* Begin Data entries *
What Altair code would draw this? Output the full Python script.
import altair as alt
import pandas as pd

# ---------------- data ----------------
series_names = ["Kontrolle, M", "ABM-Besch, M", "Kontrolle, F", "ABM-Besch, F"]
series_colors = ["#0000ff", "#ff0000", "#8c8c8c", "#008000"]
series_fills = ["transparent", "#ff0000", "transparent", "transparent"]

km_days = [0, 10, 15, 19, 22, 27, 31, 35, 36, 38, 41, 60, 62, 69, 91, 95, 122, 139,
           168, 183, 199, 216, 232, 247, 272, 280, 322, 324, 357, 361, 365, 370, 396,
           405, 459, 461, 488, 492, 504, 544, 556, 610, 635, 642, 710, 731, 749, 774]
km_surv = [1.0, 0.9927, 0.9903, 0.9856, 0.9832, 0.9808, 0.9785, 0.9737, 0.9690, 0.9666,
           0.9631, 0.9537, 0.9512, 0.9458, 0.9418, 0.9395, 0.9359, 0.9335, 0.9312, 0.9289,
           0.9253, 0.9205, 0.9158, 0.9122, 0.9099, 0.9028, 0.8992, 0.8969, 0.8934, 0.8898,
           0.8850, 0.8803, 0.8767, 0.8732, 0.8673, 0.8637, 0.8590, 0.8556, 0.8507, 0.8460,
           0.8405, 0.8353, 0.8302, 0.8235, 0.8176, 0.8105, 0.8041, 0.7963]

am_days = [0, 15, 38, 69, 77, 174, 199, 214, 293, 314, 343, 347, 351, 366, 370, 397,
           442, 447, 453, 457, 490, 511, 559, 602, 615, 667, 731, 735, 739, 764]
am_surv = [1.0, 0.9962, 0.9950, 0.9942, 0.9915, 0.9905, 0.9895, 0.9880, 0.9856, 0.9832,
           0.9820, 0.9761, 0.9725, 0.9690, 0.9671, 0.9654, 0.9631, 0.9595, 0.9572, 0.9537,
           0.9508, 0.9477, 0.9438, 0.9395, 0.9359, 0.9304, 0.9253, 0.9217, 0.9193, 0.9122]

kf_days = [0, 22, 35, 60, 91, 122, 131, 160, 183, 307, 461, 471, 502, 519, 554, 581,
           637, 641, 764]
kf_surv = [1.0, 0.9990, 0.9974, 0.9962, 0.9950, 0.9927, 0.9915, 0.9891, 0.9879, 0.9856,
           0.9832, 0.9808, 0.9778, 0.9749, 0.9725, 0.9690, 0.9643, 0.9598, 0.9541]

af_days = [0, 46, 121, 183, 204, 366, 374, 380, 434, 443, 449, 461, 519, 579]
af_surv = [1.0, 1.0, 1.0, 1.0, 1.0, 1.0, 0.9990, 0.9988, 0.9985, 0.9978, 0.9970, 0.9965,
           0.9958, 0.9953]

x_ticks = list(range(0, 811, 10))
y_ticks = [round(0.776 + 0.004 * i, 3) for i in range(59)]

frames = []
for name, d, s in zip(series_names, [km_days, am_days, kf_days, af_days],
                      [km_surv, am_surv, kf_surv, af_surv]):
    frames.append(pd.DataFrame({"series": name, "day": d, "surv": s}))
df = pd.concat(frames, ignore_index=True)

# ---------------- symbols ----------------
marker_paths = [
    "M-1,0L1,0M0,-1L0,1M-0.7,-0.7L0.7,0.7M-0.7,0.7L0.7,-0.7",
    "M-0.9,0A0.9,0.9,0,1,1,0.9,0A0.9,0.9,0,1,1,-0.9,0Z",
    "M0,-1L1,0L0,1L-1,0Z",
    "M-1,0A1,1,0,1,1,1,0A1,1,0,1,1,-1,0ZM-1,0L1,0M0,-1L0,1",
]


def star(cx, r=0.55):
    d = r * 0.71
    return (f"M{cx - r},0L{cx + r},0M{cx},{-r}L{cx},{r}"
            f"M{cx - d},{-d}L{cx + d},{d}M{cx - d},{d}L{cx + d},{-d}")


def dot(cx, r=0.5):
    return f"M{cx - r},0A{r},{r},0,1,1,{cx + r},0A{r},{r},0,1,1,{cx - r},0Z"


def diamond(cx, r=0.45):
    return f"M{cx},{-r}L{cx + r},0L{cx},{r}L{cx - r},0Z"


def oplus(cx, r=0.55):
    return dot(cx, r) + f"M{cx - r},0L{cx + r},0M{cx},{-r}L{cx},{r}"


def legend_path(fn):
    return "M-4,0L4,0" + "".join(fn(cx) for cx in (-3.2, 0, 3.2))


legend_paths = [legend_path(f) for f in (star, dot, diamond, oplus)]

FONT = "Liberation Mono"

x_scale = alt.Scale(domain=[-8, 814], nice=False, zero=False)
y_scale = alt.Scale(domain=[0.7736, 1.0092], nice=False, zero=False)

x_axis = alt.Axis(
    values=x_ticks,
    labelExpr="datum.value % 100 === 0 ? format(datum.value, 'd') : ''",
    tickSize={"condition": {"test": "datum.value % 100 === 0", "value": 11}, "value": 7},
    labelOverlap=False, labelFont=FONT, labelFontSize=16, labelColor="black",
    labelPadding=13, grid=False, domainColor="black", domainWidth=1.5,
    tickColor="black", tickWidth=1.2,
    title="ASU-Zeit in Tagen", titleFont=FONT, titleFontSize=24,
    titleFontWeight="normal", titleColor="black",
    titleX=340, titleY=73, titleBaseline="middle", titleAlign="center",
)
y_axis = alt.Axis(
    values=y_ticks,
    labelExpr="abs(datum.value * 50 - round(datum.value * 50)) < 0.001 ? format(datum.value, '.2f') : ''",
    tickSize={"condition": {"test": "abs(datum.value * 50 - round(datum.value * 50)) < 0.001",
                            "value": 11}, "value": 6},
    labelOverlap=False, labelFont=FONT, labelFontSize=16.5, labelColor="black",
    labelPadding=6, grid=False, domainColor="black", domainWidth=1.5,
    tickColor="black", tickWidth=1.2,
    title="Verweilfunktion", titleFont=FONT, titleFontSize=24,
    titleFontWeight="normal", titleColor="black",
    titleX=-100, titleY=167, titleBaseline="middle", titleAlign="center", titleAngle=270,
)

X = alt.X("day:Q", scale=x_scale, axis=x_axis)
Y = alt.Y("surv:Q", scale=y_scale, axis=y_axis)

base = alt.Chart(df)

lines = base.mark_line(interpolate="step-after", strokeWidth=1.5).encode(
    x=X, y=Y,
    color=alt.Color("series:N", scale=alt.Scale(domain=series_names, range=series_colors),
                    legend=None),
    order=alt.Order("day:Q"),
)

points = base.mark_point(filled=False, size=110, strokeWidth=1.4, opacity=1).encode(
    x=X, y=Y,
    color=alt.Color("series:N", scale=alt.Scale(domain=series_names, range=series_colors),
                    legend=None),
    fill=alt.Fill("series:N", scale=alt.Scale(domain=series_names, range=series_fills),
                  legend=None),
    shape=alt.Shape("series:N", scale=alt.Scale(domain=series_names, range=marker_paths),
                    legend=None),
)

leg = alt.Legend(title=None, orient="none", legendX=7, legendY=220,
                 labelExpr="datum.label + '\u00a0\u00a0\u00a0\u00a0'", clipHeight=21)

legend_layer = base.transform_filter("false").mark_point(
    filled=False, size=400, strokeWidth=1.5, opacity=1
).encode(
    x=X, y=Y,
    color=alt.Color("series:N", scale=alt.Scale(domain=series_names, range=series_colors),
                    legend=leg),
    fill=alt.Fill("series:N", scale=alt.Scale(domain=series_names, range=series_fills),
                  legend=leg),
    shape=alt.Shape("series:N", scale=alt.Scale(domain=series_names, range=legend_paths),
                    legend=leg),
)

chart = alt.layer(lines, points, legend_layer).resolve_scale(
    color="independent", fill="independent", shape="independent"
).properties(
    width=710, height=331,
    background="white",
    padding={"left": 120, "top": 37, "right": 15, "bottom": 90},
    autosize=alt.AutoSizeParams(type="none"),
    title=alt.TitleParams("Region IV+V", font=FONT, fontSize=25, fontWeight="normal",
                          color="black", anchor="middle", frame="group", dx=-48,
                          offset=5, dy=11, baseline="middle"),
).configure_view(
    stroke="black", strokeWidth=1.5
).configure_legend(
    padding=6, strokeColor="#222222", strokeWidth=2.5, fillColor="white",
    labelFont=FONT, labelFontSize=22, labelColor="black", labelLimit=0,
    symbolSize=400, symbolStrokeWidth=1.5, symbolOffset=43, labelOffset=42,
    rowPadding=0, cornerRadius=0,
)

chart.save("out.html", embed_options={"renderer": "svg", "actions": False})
* End Data entries *
* Begin Data entries *
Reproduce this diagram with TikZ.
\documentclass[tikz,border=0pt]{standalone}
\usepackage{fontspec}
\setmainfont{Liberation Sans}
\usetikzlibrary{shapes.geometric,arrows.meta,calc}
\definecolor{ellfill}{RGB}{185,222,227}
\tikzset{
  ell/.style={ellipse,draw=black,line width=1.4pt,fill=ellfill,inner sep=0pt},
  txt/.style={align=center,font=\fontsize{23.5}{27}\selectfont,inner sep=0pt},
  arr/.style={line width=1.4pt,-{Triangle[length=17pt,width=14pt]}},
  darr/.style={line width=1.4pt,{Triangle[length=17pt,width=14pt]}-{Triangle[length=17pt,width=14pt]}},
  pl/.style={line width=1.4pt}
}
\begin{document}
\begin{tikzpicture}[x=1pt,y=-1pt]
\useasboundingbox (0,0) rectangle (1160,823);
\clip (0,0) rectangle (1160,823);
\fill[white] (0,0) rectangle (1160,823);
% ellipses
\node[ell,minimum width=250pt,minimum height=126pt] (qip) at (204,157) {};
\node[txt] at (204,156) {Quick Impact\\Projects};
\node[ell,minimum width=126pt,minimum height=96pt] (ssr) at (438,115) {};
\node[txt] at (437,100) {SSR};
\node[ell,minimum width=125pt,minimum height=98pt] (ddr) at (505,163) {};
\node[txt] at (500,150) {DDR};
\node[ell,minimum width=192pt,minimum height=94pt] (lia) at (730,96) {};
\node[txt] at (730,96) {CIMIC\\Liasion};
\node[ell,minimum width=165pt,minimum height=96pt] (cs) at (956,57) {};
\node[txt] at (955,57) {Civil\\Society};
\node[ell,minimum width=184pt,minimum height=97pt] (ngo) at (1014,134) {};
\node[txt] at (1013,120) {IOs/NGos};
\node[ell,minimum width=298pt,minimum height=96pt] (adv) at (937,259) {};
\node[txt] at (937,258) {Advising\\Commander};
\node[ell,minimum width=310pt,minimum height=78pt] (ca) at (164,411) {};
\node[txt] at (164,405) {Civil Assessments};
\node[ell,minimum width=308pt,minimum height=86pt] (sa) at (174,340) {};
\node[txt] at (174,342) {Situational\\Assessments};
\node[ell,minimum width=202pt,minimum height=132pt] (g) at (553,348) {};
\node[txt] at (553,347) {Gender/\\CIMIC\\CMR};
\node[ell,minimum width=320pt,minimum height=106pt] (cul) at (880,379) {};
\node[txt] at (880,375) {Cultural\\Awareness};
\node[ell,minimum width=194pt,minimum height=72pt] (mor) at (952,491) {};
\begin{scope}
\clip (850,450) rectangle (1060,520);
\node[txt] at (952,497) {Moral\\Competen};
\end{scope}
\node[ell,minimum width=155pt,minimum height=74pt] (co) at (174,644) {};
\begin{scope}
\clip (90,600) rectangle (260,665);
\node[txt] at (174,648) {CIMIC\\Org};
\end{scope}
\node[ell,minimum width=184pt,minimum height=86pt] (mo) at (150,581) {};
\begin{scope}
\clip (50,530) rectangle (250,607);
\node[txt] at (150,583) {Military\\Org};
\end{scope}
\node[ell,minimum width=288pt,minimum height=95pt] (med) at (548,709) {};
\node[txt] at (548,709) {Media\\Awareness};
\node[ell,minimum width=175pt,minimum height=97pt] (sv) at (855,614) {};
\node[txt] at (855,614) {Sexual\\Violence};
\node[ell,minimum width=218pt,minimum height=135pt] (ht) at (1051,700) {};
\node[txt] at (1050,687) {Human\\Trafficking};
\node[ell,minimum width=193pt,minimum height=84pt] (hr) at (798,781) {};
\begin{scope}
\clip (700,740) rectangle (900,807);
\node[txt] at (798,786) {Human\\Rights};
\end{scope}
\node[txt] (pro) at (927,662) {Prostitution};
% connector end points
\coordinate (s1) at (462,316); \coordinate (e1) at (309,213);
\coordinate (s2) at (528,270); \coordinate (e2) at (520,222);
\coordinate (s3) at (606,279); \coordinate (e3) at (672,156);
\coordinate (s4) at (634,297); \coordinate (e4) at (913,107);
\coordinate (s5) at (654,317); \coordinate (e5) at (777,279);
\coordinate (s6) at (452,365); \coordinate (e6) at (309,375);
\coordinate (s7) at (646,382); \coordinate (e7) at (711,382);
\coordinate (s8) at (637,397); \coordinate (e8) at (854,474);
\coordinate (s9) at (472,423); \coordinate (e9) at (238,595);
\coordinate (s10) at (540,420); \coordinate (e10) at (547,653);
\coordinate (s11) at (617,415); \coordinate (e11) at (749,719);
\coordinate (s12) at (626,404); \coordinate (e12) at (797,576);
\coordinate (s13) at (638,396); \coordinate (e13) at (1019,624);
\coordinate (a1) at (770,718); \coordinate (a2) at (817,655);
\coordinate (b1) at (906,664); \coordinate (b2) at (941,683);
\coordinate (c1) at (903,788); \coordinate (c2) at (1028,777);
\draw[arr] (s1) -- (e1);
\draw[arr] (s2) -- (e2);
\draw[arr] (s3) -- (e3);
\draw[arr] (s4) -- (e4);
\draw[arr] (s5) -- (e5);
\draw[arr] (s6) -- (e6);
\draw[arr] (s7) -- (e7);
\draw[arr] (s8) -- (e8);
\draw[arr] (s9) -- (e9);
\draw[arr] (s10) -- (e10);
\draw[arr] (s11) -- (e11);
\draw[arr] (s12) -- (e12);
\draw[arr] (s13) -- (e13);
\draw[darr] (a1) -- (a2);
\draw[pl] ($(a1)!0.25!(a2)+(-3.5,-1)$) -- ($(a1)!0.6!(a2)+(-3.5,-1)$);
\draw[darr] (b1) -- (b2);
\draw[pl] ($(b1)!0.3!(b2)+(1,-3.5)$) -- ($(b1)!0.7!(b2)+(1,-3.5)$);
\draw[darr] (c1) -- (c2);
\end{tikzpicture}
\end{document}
* End Data entries *
● What you should do
Give back exactly the stretch that opens on the line with "What Altair code" and closes on the line with "0.9643, 0.9598, 0.9541]".

● Solution to the problem
What Altair code would draw this? Output the full Python script.
import altair as alt
import pandas as pd

# ---------------- data ----------------
series_names = ["Kontrolle, M", "ABM-Besch, M", "Kontrolle, F", "ABM-Besch, F"]
series_colors = ["#0000ff", "#ff0000", "#8c8c8c", "#008000"]
series_fills = ["transparent", "#ff0000", "transparent", "transparent"]

km_days = [0, 10, 15, 19, 22, 27, 31, 35, 36, 38, 41, 60, 62, 69, 91, 95, 122, 139,
           168, 183, 199, 216, 232, 247, 272, 280, 322, 324, 357, 361, 365, 370, 396,
           405, 459, 461, 488, 492, 504, 544, 556, 610, 635, 642, 710, 731, 749, 774]
km_surv = [1.0, 0.9927, 0.9903, 0.9856, 0.9832, 0.9808, 0.9785, 0.9737, 0.9690, 0.9666,
           0.9631, 0.9537, 0.9512, 0.9458, 0.9418, 0.9395, 0.9359, 0.9335, 0.9312, 0.9289,
           0.9253, 0.9205, 0.9158, 0.9122, 0.9099, 0.9028, 0.8992, 0.8969, 0.8934, 0.8898,
           0.8850, 0.8803, 0.8767, 0.8732, 0.8673, 0.8637, 0.8590, 0.8556, 0.8507, 0.8460,
           0.8405, 0.8353, 0.8302, 0.8235, 0.8176, 0.8105, 0.8041, 0.7963]

am_days = [0, 15, 38, 69, 77, 174, 199, 214, 293, 314, 343, 347, 351, 366, 370, 397,
           442, 447, 453, 457, 490, 511, 559, 602, 615, 667, 731, 735, 739, 764]
am_surv = [1.0, 0.9962, 0.9950, 0.9942, 0.9915, 0.9905, 0.9895, 0.9880, 0.9856, 0.9832,
           0.9820, 0.9761, 0.9725, 0.9690, 0.9671, 0.9654, 0.9631, 0.9595, 0.9572, 0.9537,
           0.9508, 0.9477, 0.9438, 0.9395, 0.9359, 0.9304, 0.9253, 0.9217, 0.9193, 0.9122]

kf_days = [0, 22, 35, 60, 91, 122, 131, 160, 183, 307, 461, 471, 502, 519, 554, 581,
           637, 641, 764]
kf_surv = [1.0, 0.9990, 0.9974, 0.9962, 0.9950, 0.9927, 0.9915, 0.9891, 0.9879, 0.9856,
           0.9832, 0.9808, 0.9778, 0.9749, 0.9725, 0.9690, 0.9643, 0.9598, 0.9541]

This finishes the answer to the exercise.